Ordinal features might be encoded with numeric values respecting their natural order or using carefully chosen thresholds.
Numerical features remain as is, but might require normalization or standard scaling.
After these transformations, you can apply:
Filter methods (like mutual information or chi-square for categorical vs. target, correlation coefficients or ANOVA for numeric vs. target) separately to each group and consolidate results.
Wrapper or embedded methods using a model that can handle both numeric and categorical data. Tree-based methods or neural networks are common choices.
Hybrid strategies, where you do preliminary filtering within each data type, then feed the resulting features into a model-based embedded selection.
A main pitfall is ignoring interactions between features of different types. If you treat each subset in complete isolation, you might overlook synergy (e.g., an ordinal feature might become predictive only in combination with a certain numeric feature). In practice, you can attempt a model-based approach after preliminary filtering that captures these interactions.
How can domain knowledge be incorporated into feature selection for categorical variables?
Domain knowledge might reveal that certain categories are highly correlated or that some categories are only relevant under specific conditions.
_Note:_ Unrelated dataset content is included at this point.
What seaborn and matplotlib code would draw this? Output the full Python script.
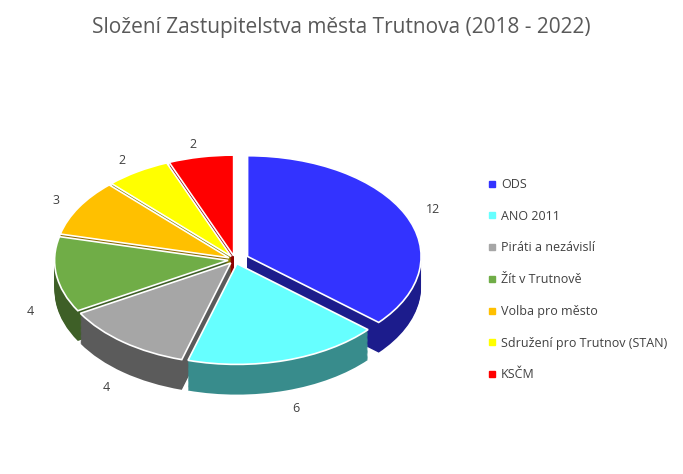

You can incorporate domain knowledge by:
Grouping related categories based on expert input rather than purely on statistical frequency.
Identifying categories that are known to be predictive from previous studies or business logic, ensuring they remain in the feature set unless proven detrimental.
Creating domain-specific composite features (e.g., combining profession and age bracket for a demographic analysis).
Pitfalls:
Relying too heavily on subjective domain knowledge can exclude potentially important categories uncovered by data-driven methods. Strike a balance by verifying domain-driven groupings and additions with objective evaluations (such as cross-validation).
Overcomplicating merges and engineered features can inadvertently add noise if the rules are not carefully validated.
In practice, the best workflow is iterative: use domain insights to structure or reduce categories and then validate any transformations with thorough model performance checks.